DATA LISTING:
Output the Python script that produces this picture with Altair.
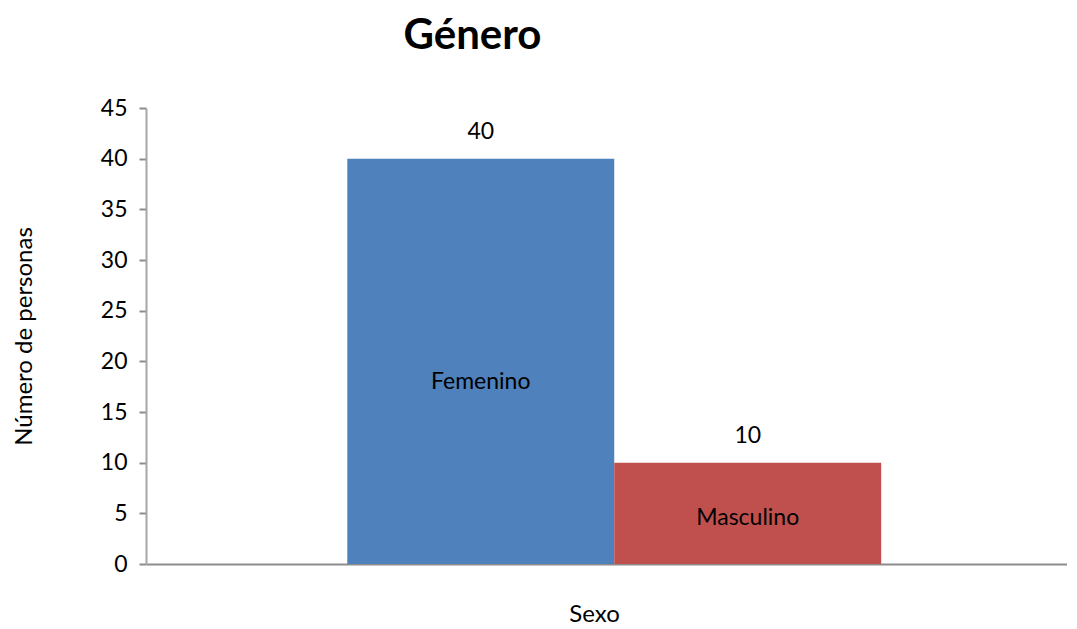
import altair as alt
import pandas as pd

categories = ["Femenino", "Masculino"]
values = [40, 10]
colors = ["#4F81BD", "#C0504D"]
y_ticks = [0, 5, 10, 15, 20, 25, 30, 35, 40, 45]

df = pd.DataFrame({"Sexo": categories, "Personas": values})

FONT = "Lato"

x_enc = alt.X(
    "Sexo:N",
    sort=categories,
    scale=alt.Scale(paddingInner=0, paddingOuter=0.725, align=0.52),
    axis=alt.Axis(
        title="Sexo", labels=False, ticks=False, domainColor="#8c8c8c",
        domainWidth=2, titleFont=FONT, titleFontSize=24, titleFontWeight="normal",
        titleColor="black", titlePadding=38, titleX=448,
    ),
)

base = alt.Chart(df)

bars = base.mark_bar().encode(
    x=x_enc,
    y=alt.Y(
        "Personas:Q",
        scale=alt.Scale(domain=[0, 45], nice=False),
        axis=alt.Axis(
            title="Número de personas", values=y_ticks, grid=False,
            domainColor="#a6a6a6", domainWidth=2, tickColor="#8c8c8c", tickSize=7,
            tickWidth=2, labelFont=FONT, labelFontSize=23, labelColor="black",
            labelPadding=12, titleFont=FONT, titleFontSize=24,
            titleFontWeight="normal", titleColor="black", titlePadding=64,
        ),
    ),
    color=alt.Color("Sexo:N", scale=alt.Scale(domain=categories, range=colors), legend=None),
)

value_labels = base.mark_text(font=FONT, fontSize=23, color="black", baseline="middle", dy=-27).encode(
    x=alt.X("Sexo:N", sort=categories),
    y=alt.Y("Personas:Q"),
    text=alt.Text("Personas:Q"),
)

cat_labels = base.transform_calculate(mid="datum.Personas * 0.45").mark_text(
    font=FONT, fontSize=23, color="black", baseline="middle"
).encode(
    x=alt.X("Sexo:N", sort=categories),
    y=alt.Y("mid:Q"),
    text="Sexo:N",
)

chart = (
    alt.layer(bars, value_labels, cat_labels)
    .properties(
        width=921,
        height=456,
        padding={"left": 138, "top": 100, "right": 0, "bottom": 64},
        autosize="none",
        title=alt.TitleParams(
            "Género", font=FONT, fontSize=42, fontWeight="bold", color="black",
            anchor="middle", dx=-134, offset=39,
        ),
    )
    .configure_view(stroke=None)
)

chart.save("out.html", embed_options={"renderer": "svg", "actions": False})
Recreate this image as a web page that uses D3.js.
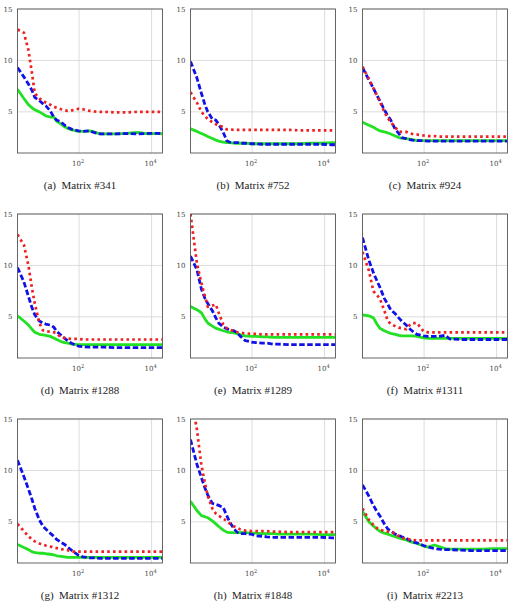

WHAT THE TASK ASKS: Locate the word "this" in the data above. Copy every line carrying it.

WORKED SOLUTION:
Output the Python script that produces this picture with Altair.
Recreate this image as a web page that uses D3.js.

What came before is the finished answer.